James the Just is one of at least three men by the same name in the apostolic generation (the others are James the son of Zebedee, who was an early martyr, and James the son of Alphaeus—both among Jesus’ 12 disciples). Of the three, James the Just is the most prominent in church history. The New Testament refers to him as a brother of Jesus. Although he didn’t believe in Jesus at first, tradition holds that he converted to the faith after having the resurrected Christ appear to him personally. James became the first bishop of the church in Jerusalem after Peter began his missionary journeys, and he presided over the first major church council (Acts 15). He was the author of the letter of James, and had a reputation among both Christians and Jews as a man of great holiness and prayer.

The Life of James

James the Just

- The dispute over James’ relationship to Jesus has less to do with the New Testament references to him than to various denominations’ views of Mary. If a denomination holds to the doctrine of the “perpetual virginity” of Mary, they consider James an older half-brother or a cousin of Jesus; if a denomination does not hold this doctrine, then James is often assumed to be a younger brother, born of Mary. The Bible isn’t specific enough on this point to decide the issue (James is referred to as Jesus’ adelphos, usually translated “brother,” but broad enough to include cousins). 

- Jesus’ brothers are clearly not convinced by his Messianic claims during his ministry. In Mark 6:2-4, Jesus is rejected by his hometown neighbors, who refer to their personal knowledge of his siblings (including James). Jesus replies by saying, “A prophet is not without honor except in his own town, among his relatives and in his own home.” In John 7:1-4, Jesus’ brothers urge him to leave Galilee to promote his public career in Judea, and then v.5 adds: “For even his own brothers did not believe in him.” In Matthew 12:46-50, Jesus is told that his mother and brothers are nearby, waiting to speak to him.
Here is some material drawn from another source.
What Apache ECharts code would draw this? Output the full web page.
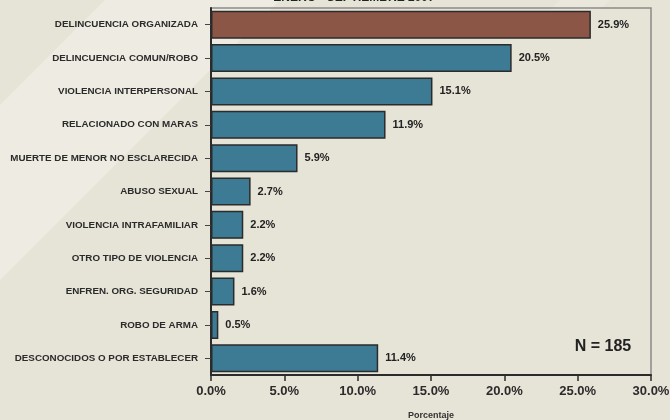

He responds in a way that seems almost dismissive: “‘Who is my mother, and who are my brothers?’ Pointing to his disciples, he said, ‘Here are my mother and my brothers.’”

- According to tradition, James is convinced of Jesus’ messiahship and divinity when Jesus appears to him personally after his resurrection from the dead. This isn’t one of the resurrection-appearance stories preserved in the Gospels, but Paul mentions it in one of his letters: “Then he appeared to James, then to all the apostles, and last of all he appeared to me also…” (1 Cor. 15:7-8a). In the book of Acts, it’s clear that James is now a part of the Christian community, and he quickly emerges as a leader (1:14; 12:17; 15:13-21; 21:17-18). Paul, in the letter of Galatians (probably the first book of the NT to be written) refers to James as one of three “pillar apostles” in the early church at Jerusalem (2:9); and he quickly becomes the sole leader of that church, so much so that he presides as the definitive voice at the first great church council.
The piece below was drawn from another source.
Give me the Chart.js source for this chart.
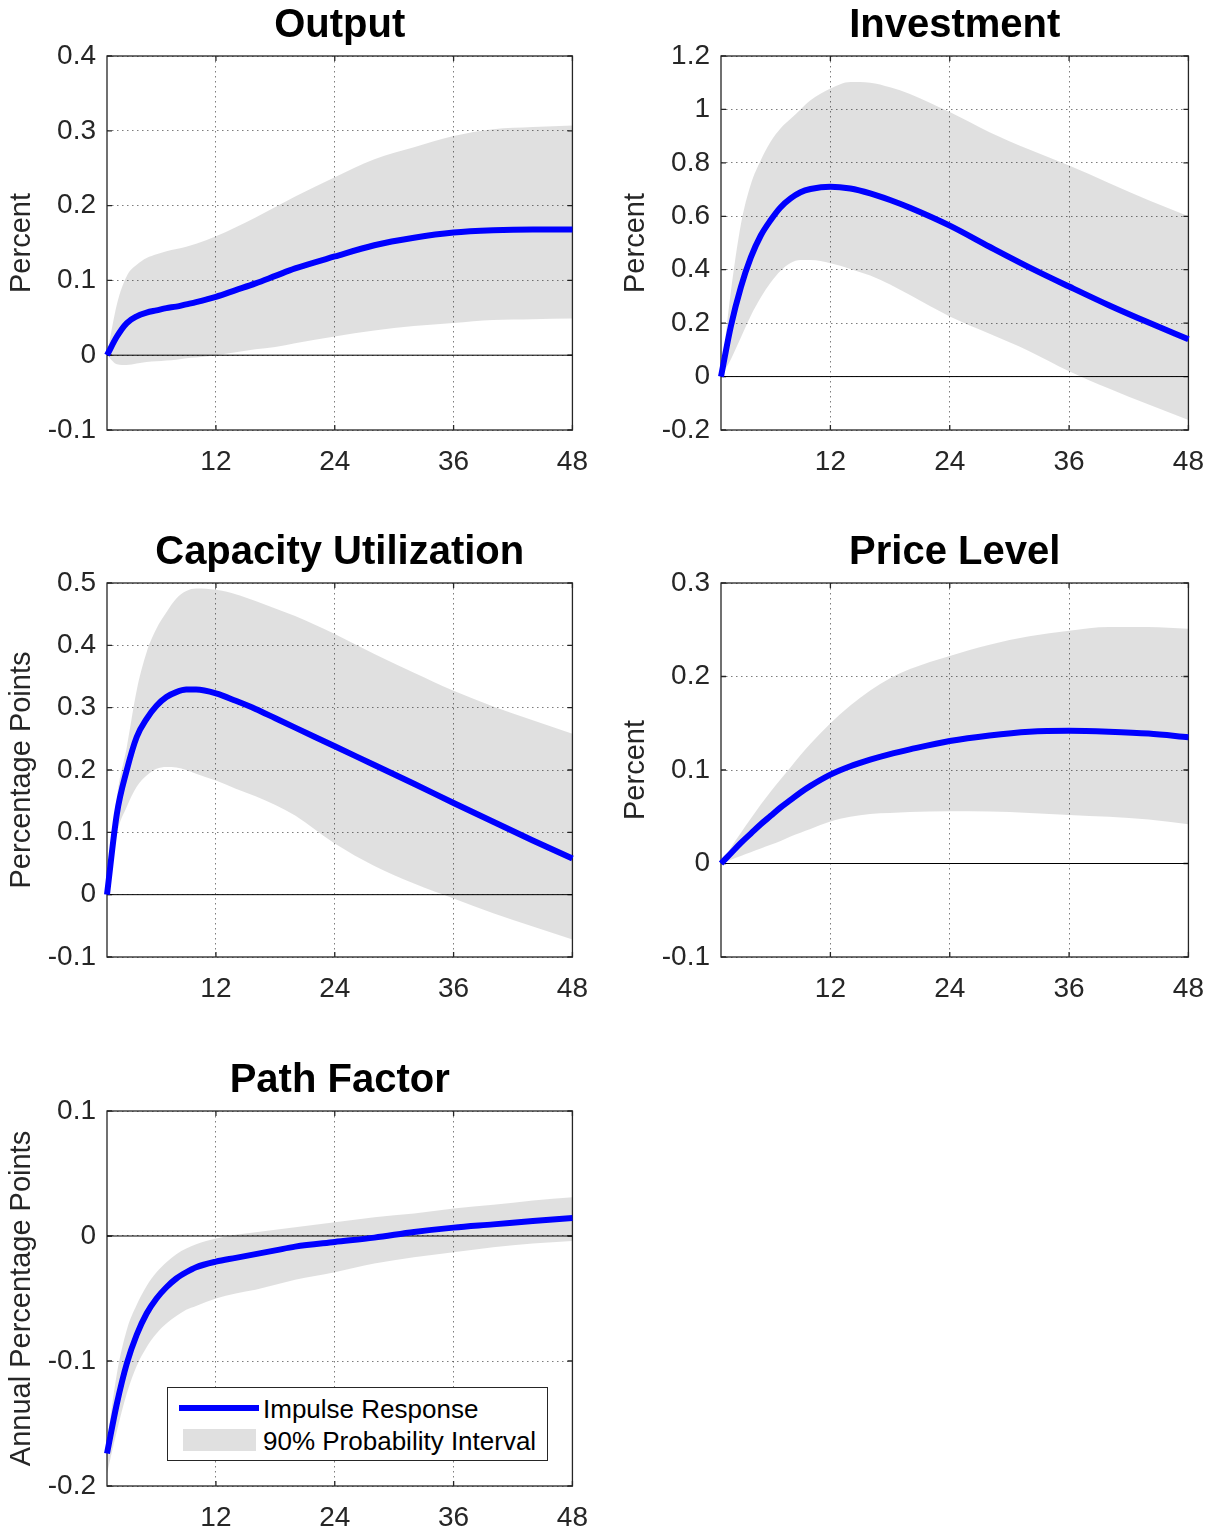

- James emerges from the New Testament as the leading voice of “Jewish Christianity,” the early Christians who wanted to continue giving the Old Testament Law a place of honor within Christian practice. Though some tensions emerge between Paul and James on this point (see Gal. 2:12; 3:1-10; James 2:14-26), the New Testament is clear that a “middle ground” is reached between the Jewish Christians of James and the Gentile Christians of Paul (see Acts 15).

- James continued to serve as the bishop of Jerusalem until his death in AD 62. He was highly regarded in both the Jewish and Christian communities, continuing to hold to most of the Law-keeping practices of the Pharisees while also preaching Jesus as the Messiah. He lived a life of extreme holiness, so much so that some early records indicate that the priests even allowed him to enter the holiest parts of the Temple to offer prayers. He was known to be such a great man of prayer that his knees were remembered as being “like the knees of a camel” because of the time he spent kneeling.
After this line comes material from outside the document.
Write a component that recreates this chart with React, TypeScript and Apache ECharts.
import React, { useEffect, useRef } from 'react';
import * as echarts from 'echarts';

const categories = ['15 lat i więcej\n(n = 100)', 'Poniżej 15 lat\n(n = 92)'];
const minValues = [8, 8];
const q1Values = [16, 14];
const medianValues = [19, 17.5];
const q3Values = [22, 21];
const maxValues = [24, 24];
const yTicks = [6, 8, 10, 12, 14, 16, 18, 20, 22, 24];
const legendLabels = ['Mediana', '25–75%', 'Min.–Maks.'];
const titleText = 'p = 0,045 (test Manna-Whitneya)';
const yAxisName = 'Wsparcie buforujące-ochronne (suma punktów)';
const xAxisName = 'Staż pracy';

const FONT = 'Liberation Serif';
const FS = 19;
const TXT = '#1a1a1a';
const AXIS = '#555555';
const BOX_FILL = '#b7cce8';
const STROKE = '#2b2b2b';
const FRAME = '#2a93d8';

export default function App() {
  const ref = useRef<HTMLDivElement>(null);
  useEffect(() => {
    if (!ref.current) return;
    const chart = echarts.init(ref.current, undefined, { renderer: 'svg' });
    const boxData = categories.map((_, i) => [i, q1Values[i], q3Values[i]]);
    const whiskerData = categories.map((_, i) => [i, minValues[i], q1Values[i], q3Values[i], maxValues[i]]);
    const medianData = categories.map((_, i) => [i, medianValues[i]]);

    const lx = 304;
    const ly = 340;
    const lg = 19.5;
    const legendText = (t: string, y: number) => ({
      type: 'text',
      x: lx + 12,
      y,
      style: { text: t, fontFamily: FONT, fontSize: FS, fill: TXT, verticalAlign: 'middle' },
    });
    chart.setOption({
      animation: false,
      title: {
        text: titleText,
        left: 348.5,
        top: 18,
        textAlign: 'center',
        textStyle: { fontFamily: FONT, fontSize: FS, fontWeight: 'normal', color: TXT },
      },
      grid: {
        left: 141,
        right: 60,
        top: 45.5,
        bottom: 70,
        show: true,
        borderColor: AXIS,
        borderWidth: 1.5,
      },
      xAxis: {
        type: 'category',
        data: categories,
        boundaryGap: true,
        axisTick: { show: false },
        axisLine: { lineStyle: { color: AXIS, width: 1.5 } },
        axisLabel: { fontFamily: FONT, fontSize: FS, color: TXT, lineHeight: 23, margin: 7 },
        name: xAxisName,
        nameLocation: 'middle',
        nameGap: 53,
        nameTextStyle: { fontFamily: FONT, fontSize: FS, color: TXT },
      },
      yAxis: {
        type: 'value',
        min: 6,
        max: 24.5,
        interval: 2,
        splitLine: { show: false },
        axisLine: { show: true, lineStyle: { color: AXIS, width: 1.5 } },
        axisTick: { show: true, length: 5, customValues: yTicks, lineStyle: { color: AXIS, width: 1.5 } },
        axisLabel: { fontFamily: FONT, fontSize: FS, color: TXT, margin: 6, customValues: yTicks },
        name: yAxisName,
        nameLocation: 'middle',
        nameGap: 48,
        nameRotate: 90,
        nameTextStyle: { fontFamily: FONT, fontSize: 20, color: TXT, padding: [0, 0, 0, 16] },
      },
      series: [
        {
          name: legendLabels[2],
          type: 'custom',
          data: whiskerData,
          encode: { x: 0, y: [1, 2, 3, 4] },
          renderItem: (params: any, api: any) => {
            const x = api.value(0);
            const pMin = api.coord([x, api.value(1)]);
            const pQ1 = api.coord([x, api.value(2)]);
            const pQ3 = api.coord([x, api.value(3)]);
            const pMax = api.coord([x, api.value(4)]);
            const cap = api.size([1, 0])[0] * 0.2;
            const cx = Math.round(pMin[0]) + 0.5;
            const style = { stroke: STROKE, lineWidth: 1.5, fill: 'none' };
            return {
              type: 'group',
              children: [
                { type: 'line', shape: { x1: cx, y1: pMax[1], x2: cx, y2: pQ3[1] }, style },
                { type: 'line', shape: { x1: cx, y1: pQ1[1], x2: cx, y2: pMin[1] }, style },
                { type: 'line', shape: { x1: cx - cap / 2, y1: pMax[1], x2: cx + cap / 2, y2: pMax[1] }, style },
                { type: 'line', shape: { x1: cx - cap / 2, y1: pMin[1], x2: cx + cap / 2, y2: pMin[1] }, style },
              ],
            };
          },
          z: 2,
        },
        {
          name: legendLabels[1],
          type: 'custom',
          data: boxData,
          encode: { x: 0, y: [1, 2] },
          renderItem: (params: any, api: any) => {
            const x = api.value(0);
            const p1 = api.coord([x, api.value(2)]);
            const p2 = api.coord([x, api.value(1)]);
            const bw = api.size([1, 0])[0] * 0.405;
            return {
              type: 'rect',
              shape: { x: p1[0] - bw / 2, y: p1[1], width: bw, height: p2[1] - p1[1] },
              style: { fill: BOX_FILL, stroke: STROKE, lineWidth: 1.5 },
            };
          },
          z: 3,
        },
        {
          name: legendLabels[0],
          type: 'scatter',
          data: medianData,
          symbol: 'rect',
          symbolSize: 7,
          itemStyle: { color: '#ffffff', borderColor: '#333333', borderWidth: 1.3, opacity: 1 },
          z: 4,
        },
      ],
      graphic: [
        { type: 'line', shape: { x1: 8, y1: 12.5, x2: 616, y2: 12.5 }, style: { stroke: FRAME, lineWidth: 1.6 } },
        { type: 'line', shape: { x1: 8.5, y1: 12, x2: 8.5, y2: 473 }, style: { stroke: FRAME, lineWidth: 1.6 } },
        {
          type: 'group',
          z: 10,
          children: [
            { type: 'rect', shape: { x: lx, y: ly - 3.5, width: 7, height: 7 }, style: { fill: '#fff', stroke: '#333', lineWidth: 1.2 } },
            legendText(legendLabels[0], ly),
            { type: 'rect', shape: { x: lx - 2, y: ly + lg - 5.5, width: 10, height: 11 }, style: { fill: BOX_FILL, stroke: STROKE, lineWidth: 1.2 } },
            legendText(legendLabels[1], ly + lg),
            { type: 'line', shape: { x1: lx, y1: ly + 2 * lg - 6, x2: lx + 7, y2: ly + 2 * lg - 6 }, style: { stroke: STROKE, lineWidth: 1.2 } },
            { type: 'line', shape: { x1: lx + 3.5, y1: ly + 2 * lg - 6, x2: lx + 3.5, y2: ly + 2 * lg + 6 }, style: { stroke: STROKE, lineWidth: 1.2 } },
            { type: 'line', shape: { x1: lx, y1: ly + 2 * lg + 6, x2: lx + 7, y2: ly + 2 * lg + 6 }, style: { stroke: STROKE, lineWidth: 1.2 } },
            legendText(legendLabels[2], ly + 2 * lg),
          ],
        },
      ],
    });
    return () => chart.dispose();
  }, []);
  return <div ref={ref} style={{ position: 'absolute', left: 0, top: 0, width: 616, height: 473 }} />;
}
- During a vacancy in the office of Roman procurator, the high priest in Jerusalem convened the Sanhedrin to condemn James for his support of Jesus as the Messiah. But because of their respect for James, they gave him one last chance: they took him to the roof of the Temple so that he could preach to the crowds below about the supremacy of the Law and disavow Christ. Instead, James proclaimed to the crowd that Jesus was indeed the Son of God and Messiah, and the Pharisees pushed him off the edge of the roof. The fall didn’t kill him, though, so they stoned him to death, even while he prayed for their salvation.


Matthew was one of Jesus’ 12 original disciples (also called "Levi" in some sources), called out of a life as a tax collector. According to early traditions, he preached the Gospel in Judea before departing for other nearby countries. He is traditionally believed to be the author of the Gospel of Matthew, which most modern scholars think was probably produced in a Jewish-Christian church community in Syria. Like James, Matthew’s ministry seems to have been among Jewish believers who still loved the Old Testament Law and wanted to practice it as a way of honoring their faith in Christ. Like most of the disciples, he is said to have died as a martyr.

James, son of Alphaeus

James the Less
Also called “James the Less,” he was one of Jesus’ 12 original disciples, but one about whom very little is known (by contrast, "James the Great" refers to James son of Zebedee, the first of the disciples to be martyred). He appears to be the brother of Matthew/Levi, since Mark 2:14 also calls the latter a son of Alphaeus. Almost nothing is said directly about James in the New Testament, which has led to some confusion as to the identities of the various Jameses. As best as we can tell, James the son of Alphaeus, like the other disciples, received a commission for missionary work after Pentecost. He is said to have traveled south to preach the Gospel in the Nile delta area of Egypt, ministering to the many Jews and pagans who lived there. He was martyred by being crucified, just as Peter, Andrew, and Philip also were.